Basquiat was also ahead of his time in that the work not only retains its power, it actually seems to gain in power as time goes on and the audiences catch up to what exactly was going on there and invest in it with their interest and a kind of faith. His work was new in the way that only prophetic work is new. It was a whole new school, if even it was a one-man school for a moment, but it was a school that would turn art in a new direction. It was a school that said to other schools, built on theory and criticism, that school was out. How did Alice Cooper put it. “School’s out forever.” He schooled some bad fools. And that was the push back he felt. The black graffiti gimmick artist trend thing that sold bad newspapers.

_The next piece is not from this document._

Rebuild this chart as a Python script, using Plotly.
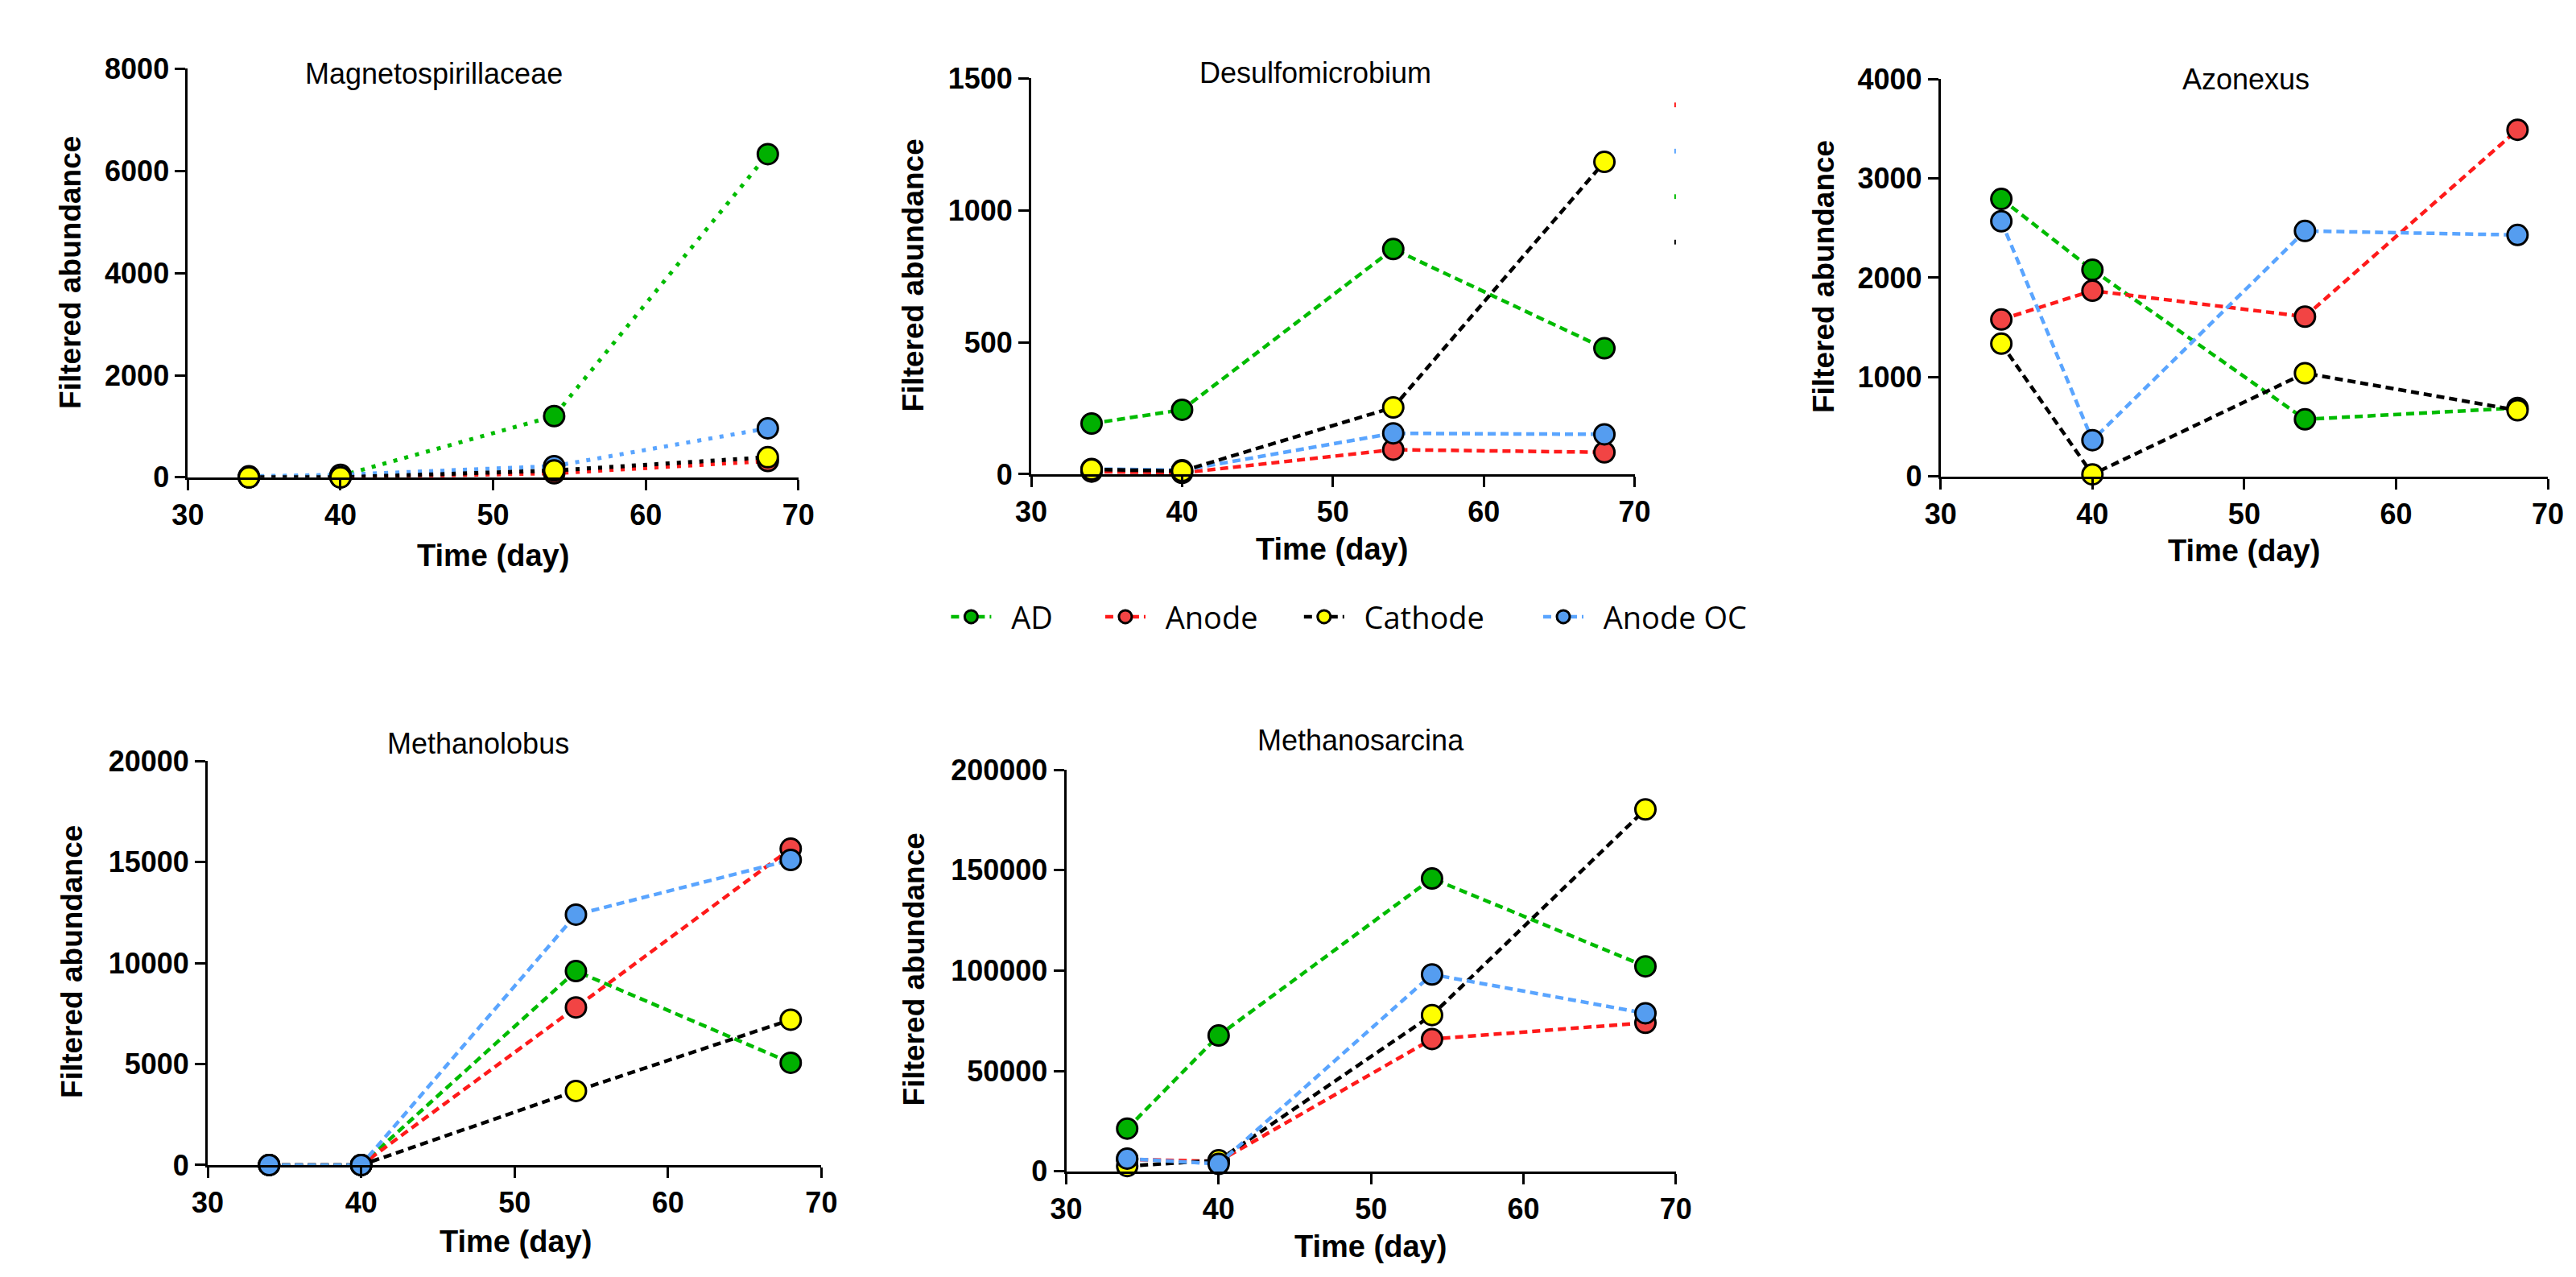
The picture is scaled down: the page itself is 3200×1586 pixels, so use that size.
import plotly.graph_objects as go

# ---------------- data ----------------
days = [34, 40, 54, 68]
series_names = ["AD", "Anode", "Cathode", "Anode OC"]

magneto = {
    "AD": [0, 30, 1200, 6330],
    "Anode": [0, 0, 80, 320],
    "Cathode": [0, 0, 134, 394],
    "Anode OC": [20, 50, 220, 960],
}
desulfo = {
    "AD": [192, 244, 853, 477],
    "Anode": [10, 5, 93, 83],
    "Cathode": [18, 12, 253, 1183],
    "Anode OC": [20, 15, 155, 151],
}
azonexus = {
    "AD": [2793, 2080, 576, 690],
    "Anode": [1580, 1870, 1609, 3489],
    "Cathode": [1337, 22, 1040, 667],
    "Anode OC": [2569, 366, 2471, 2431],
}
methanolobus = {
    "AD": [0, 0, 9607, 5066],
    "Anode": [0, 0, 7808, 15668],
    "Cathode": [0, 0, 3668, 7197],
    "Anode OC": [0, 0, 12402, 15109],
}
methanosarcina = {
    "AD": [21265, 67663, 145870, 102109],
    "Anode": [6000, 4900, 65905, 73989],
    "Cathode": [2636, 5500, 77856, 180316],
    "Anode OC": [6327, 3690, 98067, 78735],
}

titles = ["Magnetospirillaceae", "Desulfomicrobium", "Azonexus", "Methanolobus", "Methanosarcina"]
y_max = [8000, 1500, 4000, 20000, 200000]
y_dtick = [2000, 500, 1000, 5000, 50000]
x_ticks = [30, 40, 50, 60, 70]

# ---------------- styles / layout ----------------
PAGE_W, PAGE_H = 3200, 1586
BODY = 8  # default html body margin
Wf, Hf = PAGE_W - 2 * BODY, PAGE_H - 2 * BODY


def fx(px):
    return (px - BODY) / Wf


def fy(py):
    return 1 - (py - BODY) / Hf


marker_fill = {"AD": "#00B000", "Anode": "#F24444", "Cathode": "#FFFF00", "Anode OC": "#559DF0"}
line_col = {"AD": "#00BB00", "Anode": "#FF1A1A", "Cathode": "#000000", "Anode OC": "#5AA5FF"}

# panel boxes in page pixels: (x0, x1, ytop, ybottom)
boxes = [
    (216, 984, 67, 588),
    (1277, 2036, 79, 584),
    (2421, 3185, 80, 587),
    (241, 1013, 950, 1465),
    (1321, 2088, 961, 1473),
]
panels = [magneto, desulfo, azonexus, methanolobus, methanosarcina]
orders = [
    ["AD", "Anode", "Anode OC", "Cathode"],
    ["AD", "Anode", "Anode OC", "Cathode"],
    ["AD", "Anode", "Anode OC", "Cathode"],
    ["AD", "Anode", "Cathode", "Anode OC"],
    ["AD", "Anode", "Cathode", "Anode OC"],
]
dashes = ["5px,9px", "10px,6px", "10px,6px", "10px,6px", "10px,6px"]
widths = [5, 4.5, 4.5, 4.5, 4.5]

title_pos = [(526, 73), (1634, 72), (2805, 80), (581, 927), (1692, 923)]
xtitle_pos = [(600, 688), (1655, 680), (2803, 682), (628, 1563), (1704, 1569)]
ytitle_pos = [(68, 327), (1129, 330), (2274, 332), (70, 1206), (1130, 1215)]
legend_marker_x = [1203, 1397, 1647, 1948]
legend_y = 766
LEG_ITEMW = 50
NBSP = "\u00a0"

# small legend remnants next to the Desulfomicrobium panel (colour, y)
remnants = [("#FF1A1A", 113), ("#5AA5FF", 172), ("#00BB00", 230), ("#000000", 288)]

FONT = "Liberation Sans, Arial, sans-serif"

fig = go.Figure()
layout = dict(
    width=Wf, height=Hf,
    margin=dict(l=0, r=0, t=0, b=0),
    paper_bgcolor="white", plot_bgcolor="white",
    showlegend=True,
    annotations=[],
    shapes=[],
)

legend_keys = ["legend", "legend2", "legend3", "legend4"]
for k, key in enumerate(legend_keys):
    layout[key] = dict(
        orientation="h", x=fx(legend_marker_x[k] - (LEG_ITEMW / 2 + 7)), y=fy(legend_y),
        xanchor="left", yanchor="middle",
        font=dict(family="Open Sans, sans-serif", size=38, color="black"),
        bgcolor="rgba(0,0,0,0)", itemwidth=LEG_ITEMW,
    )

for i, (data, box) in enumerate(zip(panels, boxes)):
    n = "" if i == 0 else str(i + 1)
    x0, x1, yt, yb = box
    layout["xaxis" + n] = dict(
        domain=[fx(x0), fx(x1)], anchor="y" + n, range=[30, 70],
        tickvals=x_ticks, showgrid=False, zeroline=False,
        showline=True, linecolor="black", linewidth=3,
        ticks="outside", ticklen=13, tickwidth=3, tickcolor="black",
        tickfont=dict(family=FONT, size=36, color="black", weight="bold"),
    )
    layout["yaxis" + n] = dict(
        domain=[fy(yb), fy(yt)], anchor="x" + n, range=[0, y_max[i]],
        dtick=y_dtick[i], tick0=0, tickformat="d", showgrid=False, zeroline=False,
        showline=True, linecolor="black", linewidth=3,
        ticks="outside", ticklen=13, tickwidth=3, tickcolor="black",
        tickfont=dict(family=FONT, size=36, color="black", weight="bold"),
    )
    for name in orders[i]:
        idx = series_names.index(name)
        fig.add_trace(go.Scatter(
            x=days, y=data[name], name=NBSP * 2 + name, mode="lines+markers",
            xaxis="x" + n, yaxis="y" + n,
            line=dict(color=line_col[name], width=widths[i], dash=dashes[i]),
            marker=dict(size=25, color=marker_fill[name], line=dict(color="black", width=3)),
            cliponaxis=False, showlegend=(i == 1), legend=legend_keys[idx],
        ))
    tx, ty = title_pos[i]
    layout["annotations"].append(dict(
        text=titles[i], x=fx(tx), y=fy(ty), xref="paper", yref="paper",
        showarrow=False, xanchor="center", yanchor="middle",
        font=dict(family=FONT, size=36, color="black"),
    ))
    tx, ty = xtitle_pos[i]
    layout["annotations"].append(dict(
        text="Time (day)", x=fx(tx), y=fy(ty), xref="paper", yref="paper",
        showarrow=False, xanchor="center", yanchor="middle",
        font=dict(family=FONT, size=38, color="black", weight="bold"),
    ))
    tx, ty = ytitle_pos[i]
    layout["annotations"].append(dict(
        text="Filtered abundance", x=fx(tx), y=fy(ty), xref="paper", yref="paper",
        showarrow=False, xanchor="center", yanchor="middle", textangle=-90,
        font=dict(family=FONT, size=37, color="black", weight="bold"),
    ))

for col, ry in remnants:
    layout["shapes"].append(dict(
        type="line", xref="paper", yref="paper",
        x0=fx(2087), x1=fx(2087), y0=fy(ry - 3), y1=fy(ry + 3),
        line=dict(color=col, width=2),
    ))

fig.update_layout(**layout)
fig.write_html("out.html")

He was the once in a lifetime real deal: artist as prophet. He was a scathing archive researcher and titanic mythos storyteller, he was a Dante-esque poet of data processing, a new wave griot, a self crowned king, a witch doctor, a poet, a musician, a heart as an arena.
Looking at people looking at Basquiat makes me realize that he made art for much different reasons than most of his peers did, far different in motive from most artists working today. Although he is a heavyweight champion in the market, he had no interest in the market at the time except as a form of abstract applause. He didn’t make work for collectors, dealers, curators or critics. He painted for the public. He didn’t paint for those who would hold title to his pieces, but for all those who would see them. He wasn’t out to get rich, he was out win. He painted for the world title: heavyweight champion of the world and grandmaster.

That’s what the great ones do. I wish he’d lived to see it. I wish he could see his shows now, how they draw the crowds, and I know he’d like his prices. I remember him laughing at selling a painting at the Fun Gallery show that he’d made in ten minutes. He had figured out that his hourly rate was something like $15,000 an hour. I wonder what the wage would be now. I think he’d like the fact that all those Basquiats in all those houses are just being well cared for before they inevitably wind up in a museum. But I would advise any collector not to put them in storage. They don’t like that. They want air and light. They want to be looked at. They’re alive.

As much as any music in my possession I listen to Beat Bop, the record that Basquiat produced with Rammellzee (recently departed) and K-Rob in 1983. It still sounds like now, which is how it sounded then. It’s perfectly in rhythm, perfectly in time. That’s what I see in the paintings and the drawings. Bigger than life life. Living large life. Moments still radiant with thought and feeling. Everything that came from his hand is alive, giving off rays. It’s like that Charlie Parker song, “Now Is the Time.” Now is always the time. Boom. Boom for real.